What is needed: Give every entry again, unchanged, and leave its images out.

Input data:
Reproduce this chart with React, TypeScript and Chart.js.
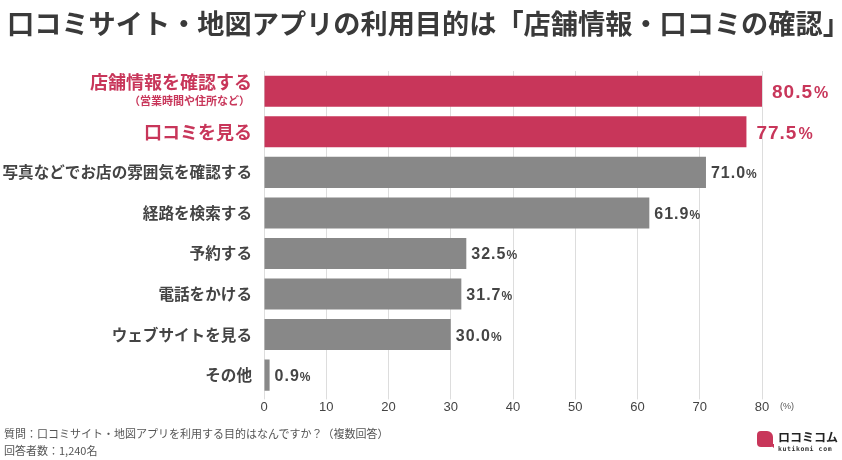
import React, { useEffect, useRef } from "react";
import { Chart, registerables } from "chart.js";

Chart.register(...registerables);

const categories = [
  "店舗情報を確認する",
  "口コミを見る",
  "写真などでお店の雰囲気を確認する",
  "経路を検索する",
  "予約する",
  "電話をかける",
  "ウェブサイトを見る",
  "その他",
];
const subLabels = ["（営業時間や住所など）", "", "", "", "", "", "", ""];
const values = [80.5, 77.5, 71.0, 61.9, 32.5, 31.7, 30.0, 0.9];
const highlighted = [true, true, false, false, false, false, false, false];
const xTicks = [0, 10, 20, 30, 40, 50, 60, 70, 80];

const PINK = "#C8365A";
const GRAY = "#888888";
const JP = '"Noto Sans CJK JP", "Noto Sans", sans-serif';
const NUM = '"Liberation Sans", Arial, sans-serif';

const labelPlugin = {
  id: "customLabels",
  afterDatasetsDraw(chart: any) {
    const ctx = chart.ctx;
    const meta = chart.getDatasetMeta(0);
    const area = chart.chartArea;
    ctx.save();
    meta.data.forEach((bar: any, i: number) => {
      const y = bar.y;
      const hi = highlighted[i];
      // category labels
      ctx.letterSpacing = "0px";
      ctx.textAlign = "right";
      ctx.textBaseline = "middle";
      if (hi) {
        ctx.fillStyle = PINK;
        ctx.font = `bold 18px ${JP}`;
        if (subLabels[i]) {
          ctx.fillText(categories[i], 252, y - 9);
          ctx.font = `bold 11px ${JP}`;
          ctx.fillText(subLabels[i], 250, y + 10);
        } else {
          ctx.fillText(categories[i], 252, y);
        }
      } else {
        ctx.fillStyle = "#444444";
        ctx.font = `bold 15.6px ${JP}`;
        ctx.fillText(categories[i], 252, y);
      }
      // value labels
      const endX = Math.min(bar.x, area.right);
      ctx.textAlign = "left";
      ctx.textBaseline = "alphabetic";
      const num = values[i].toFixed(1);
      if (hi) {
        ctx.fillStyle = PINK;
        ctx.font = `bold 19px ${NUM}`;
        ctx.letterSpacing = "1px";
        const x0 = endX + 10;
        ctx.fillText(num, x0, y + 7);
        const w = ctx.measureText(num).width;
        ctx.letterSpacing = "0px";
        ctx.font = `bold 16px ${NUM}`;
        ctx.fillText("%", x0 + w + 1, y + 7);
      } else {
        ctx.fillStyle = "#444444";
        ctx.font = `bold 16px ${NUM}`;
        ctx.letterSpacing = "1px";
        const x0 = endX + 5;
        ctx.fillText(num, x0, y + 6);
        const w = ctx.measureText(num).width;
        ctx.letterSpacing = "0px";
        ctx.font = `bold 12px ${NUM}`;
        ctx.fillText("%", x0 + w, y + 6);
      }
    });
    // (%) unit
    ctx.letterSpacing = "0px";
    ctx.fillStyle = "#555555";
    ctx.font = `9px ${NUM}`;
    ctx.textAlign = "left";
    ctx.textBaseline = "middle";
    ctx.fillText("(%)", area.right + 18, 407);
    ctx.restore();
  },
};

export default function App() {
  const ref = useRef<HTMLCanvasElement>(null);
  useEffect(() => {
    if (!ref.current) return;
    const chart = new Chart(ref.current, {
      type: "bar",
      data: {
        labels: categories,
        datasets: [
          {
            data: values,
            backgroundColor: highlighted.map((h) => (h ? PINK : GRAY)),
            borderWidth: 0,
            categoryPercentage: 0.765,
            barPercentage: 1,
          },
        ],
      },
      options: {
        indexAxis: "y",
        animation: false,
        responsive: false,
        maintainAspectRatio: false,
        layout: { padding: { left: 256, right: 80, top: 71, bottom: 45 } },
        plugins: {
          legend: { display: false },
          tooltip: { enabled: false },
          title: { display: false },
        },
        scales: {
          x: {
            min: 0,
            max: 80,
            afterBuildTicks: (axis: any) => {
              axis.ticks = xTicks.map((v) => ({ value: v }));
            },
            grid: { color: "#dddddd", tickLength: 4, drawTicks: true },
            border: { display: false },
            ticks: {
              color: "#444444",
              font: { family: NUM, size: 13 },
              padding: 0,
            },
          },
          y: {
            grid: { display: false },
            border: { display: false },
            ticks: { display: false },
          },
        },
      },
      plugins: [labelPlugin],
    });
    return () => chart.destroy();
  }, []);

  return (
    <div
      style={{
        position: "fixed",
        left: 0,
        top: 0,
        width: 842,
        height: 460,
        background: "#ffffff",
        overflow: "hidden",
      }}
    >
      <canvas ref={ref} width={842} height={460} style={{ position: "absolute", left: 0, top: 0 }} />
      <div
        style={{
          position: "absolute",
          left: 7,
          top: 5,
          fontFamily: JP,
          fontWeight: 700,
          fontSize: 27.2,
          lineHeight: "34px",
          color: "#3a3a3a",
          whiteSpace: "nowrap",
        }}
      >
        口コミサイト・地図アプリの利用目的は「店舗情報・口コミの確認」
      </div>
      <div
        style={{
          position: "absolute",
          left: 4,
          top: 425,
          fontFamily: JP,
          fontSize: 11,
          lineHeight: "17px",
          color: "#555555",
          whiteSpace: "nowrap",
        }}
      >
        <div>質問：口コミサイト・地図アプリを利用する目的はなんですか？（複数回答）</div>
        <div>回答者数：1,240名</div>
      </div>
      <div style={{ position: "absolute", left: 757, top: 431 }}>
        <div
          style={{
            position: "absolute",
            left: 0,
            top: 0,
            width: 16,
            height: 16,
            background: PINK,
            borderRadius: "4px 6px 2px 4px",
          }}
        />
        <div
          style={{
            position: "absolute",
            left: 12,
            top: 13,
            width: 5,
            height: 4,
            background: PINK,
            clipPath: "polygon(0 0, 100% 0, 100% 100%)",
          }}
        />
        <div
          style={{
            position: "absolute",
            left: 21,
            top: -1,
            fontFamily: JP,
            fontWeight: 700,
            fontSize: 12,
            lineHeight: "14px",
            color: "#222222",
            whiteSpace: "nowrap",
          }}
        >
          ロコミコム
        </div>
        <div
          style={{
            position: "absolute",
            left: 21,
            top: 14,
            fontFamily: '"DejaVu Sans Mono", monospace',
            fontWeight: 700,
            fontSize: 6.5,
            lineHeight: "8px",
            color: "#333333",
            letterSpacing: 0.6,
            whiteSpace: "nowrap",
          }}
        >
          kutikomi com
        </div>
      </div>
    </div>
  );
}
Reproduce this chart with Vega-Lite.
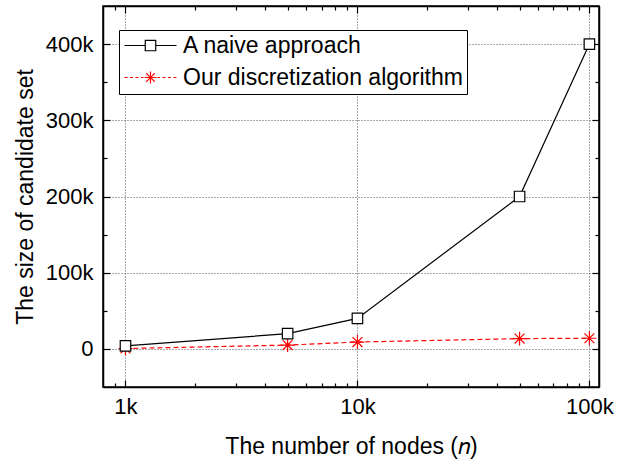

Solved exercise:
Reproduce this chart with React, TypeScript and Chart.js.
import React, { useEffect, useRef } from "react";
import { Chart, registerables } from "chart.js";

Chart.register(...registerables);

const categories = [
  "店舗情報を確認する",
  "口コミを見る",
  "写真などでお店の雰囲気を確認する",
  "経路を検索する",
  "予約する",
  "電話をかける",
  "ウェブサイトを見る",
  "その他",
];
const subLabels = ["（営業時間や住所など）", "", "", "", "", "", "", ""];
const values = [80.5, 77.5, 71.0, 61.9, 32.5, 31.7, 30.0, 0.9];
const highlighted = [true, true, false, false, false, false, false, false];
const xTicks = [0, 10, 20, 30, 40, 50, 60, 70, 80];

const PINK = "#C8365A";
const GRAY = "#888888";
const JP = '"Noto Sans CJK JP", "Noto Sans", sans-serif';
const NUM = '"Liberation Sans", Arial, sans-serif';

const labelPlugin = {
  id: "customLabels",
  afterDatasetsDraw(chart: any) {
    const ctx = chart.ctx;
    const meta = chart.getDatasetMeta(0);
    const area = chart.chartArea;
    ctx.save();
    meta.data.forEach((bar: any, i: number) => {
      const y = bar.y;
      const hi = highlighted[i];
      // category labels
      ctx.letterSpacing = "0px";
      ctx.textAlign = "right";
      ctx.textBaseline = "middle";
      if (hi) {
        ctx.fillStyle = PINK;
        ctx.font = `bold 18px ${JP}`;
        if (subLabels[i]) {
          ctx.fillText(categories[i], 252, y - 9);
          ctx.font = `bold 11px ${JP}`;
          ctx.fillText(subLabels[i], 250, y + 10);
        } else {
          ctx.fillText(categories[i], 252, y);
        }
      } else {
        ctx.fillStyle = "#444444";
        ctx.font = `bold 15.6px ${JP}`;
        ctx.fillText(categories[i], 252, y);
      }
      // value labels
      const endX = Math.min(bar.x, area.right);
      ctx.textAlign = "left";
      ctx.textBaseline = "alphabetic";
      const num = values[i].toFixed(1);
      if (hi) {
        ctx.fillStyle = PINK;
        ctx.font = `bold 19px ${NUM}`;
        ctx.letterSpacing = "1px";
        const x0 = endX + 10;
        ctx.fillText(num, x0, y + 7);
        const w = ctx.measureText(num).width;
        ctx.letterSpacing = "0px";
        ctx.font = `bold 16px ${NUM}`;
        ctx.fillText("%", x0 + w + 1, y + 7);
      } else {
        ctx.fillStyle = "#444444";
        ctx.font = `bold 16px ${NUM}`;
        ctx.letterSpacing = "1px";
        const x0 = endX + 5;
        ctx.fillText(num, x0, y + 6);
        const w = ctx.measureText(num).width;
        ctx.letterSpacing = "0px";
        ctx.font = `bold 12px ${NUM}`;
        ctx.fillText("%", x0 + w, y + 6);
      }
    });
    // (%) unit
    ctx.letterSpacing = "0px";
    ctx.fillStyle = "#555555";
    ctx.font = `9px ${NUM}`;
    ctx.textAlign = "left";
    ctx.textBaseline = "middle";
    ctx.fillText("(%)", area.right + 18, 407);
    ctx.restore();
  },
};

export default function App() {
  const ref = useRef<HTMLCanvasElement>(null);
  useEffect(() => {
    if (!ref.current) return;
    const chart = new Chart(ref.current, {
      type: "bar",
      data: {
        labels: categories,
        datasets: [
          {
            data: values,
            backgroundColor: highlighted.map((h) => (h ? PINK : GRAY)),
            borderWidth: 0,
            categoryPercentage: 0.765,
            barPercentage: 1,
          },
        ],
      },
      options: {
        indexAxis: "y",
        animation: false,
        responsive: false,
        maintainAspectRatio: false,
        layout: { padding: { left: 256, right: 80, top: 71, bottom: 45 } },
        plugins: {
          legend: { display: false },
          tooltip: { enabled: false },
          title: { display: false },
        },
        scales: {
          x: {
            min: 0,
            max: 80,
            afterBuildTicks: (axis: any) => {
              axis.ticks = xTicks.map((v) => ({ value: v }));
            },
            grid: { color: "#dddddd", tickLength: 4, drawTicks: true },
            border: { display: false },
            ticks: {
              color: "#444444",
              font: { family: NUM, size: 13 },
              padding: 0,
            },
          },
          y: {
            grid: { display: false },
            border: { display: false },
            ticks: { display: false },
          },
        },
      },
      plugins: [labelPlugin],
    });
    return () => chart.destroy();
  }, []);

  return (
    <div
      style={{
        position: "fixed",
        left: 0,
        top: 0,
        width: 842,
        height: 460,
        background: "#ffffff",
        overflow: "hidden",
      }}
    >
      <canvas ref={ref} width={842} height={460} style={{ position: "absolute", left: 0, top: 0 }} />
      <div
        style={{
          position: "absolute",
          left: 7,
          top: 5,
          fontFamily: JP,
          fontWeight: 700,
          fontSize: 27.2,
          lineHeight: "34px",
          color: "#3a3a3a",
          whiteSpace: "nowrap",
        }}
      >
        口コミサイト・地図アプリの利用目的は「店舗情報・口コミの確認」
      </div>
      <div
        style={{
          position: "absolute",
          left: 4,
          top: 425,
          fontFamily: JP,
          fontSize: 11,
          lineHeight: "17px",
          color: "#555555",
          whiteSpace: "nowrap",
        }}
      >
        <div>質問：口コミサイト・地図アプリを利用する目的はなんですか？（複数回答）</div>
        <div>回答者数：1,240名</div>
      </div>
      <div style={{ position: "absolute", left: 757, top: 431 }}>
        <div
          style={{
            position: "absolute",
            left: 0,
            top: 0,
            width: 16,
            height: 16,
            background: PINK,
            borderRadius: "4px 6px 2px 4px",
          }}
        />
        <div
          style={{
            position: "absolute",
            left: 12,
            top: 13,
            width: 5,
            height: 4,
            background: PINK,
            clipPath: "polygon(0 0, 100% 0, 100% 100%)",
          }}
        />
        <div
          style={{
            position: "absolute",
            left: 21,
            top: -1,
            fontFamily: JP,
            fontWeight: 700,
            fontSize: 12,
            lineHeight: "14px",
            color: "#222222",
            whiteSpace: "nowrap",
          }}
        >
          ロコミコム
        </div>
        <div
          style={{
            position: "absolute",
            left: 21,
            top: 14,
            fontFamily: '"DejaVu Sans Mono", monospace',
            fontWeight: 700,
            fontSize: 6.5,
            lineHeight: "8px",
            color: "#333333",
            letterSpacing: 0.6,
            whiteSpace: "nowrap",
          }}
        >
          kutikomi com
        </div>
      </div>
    </div>
  );
}
Reproduce this chart with Vega-Lite.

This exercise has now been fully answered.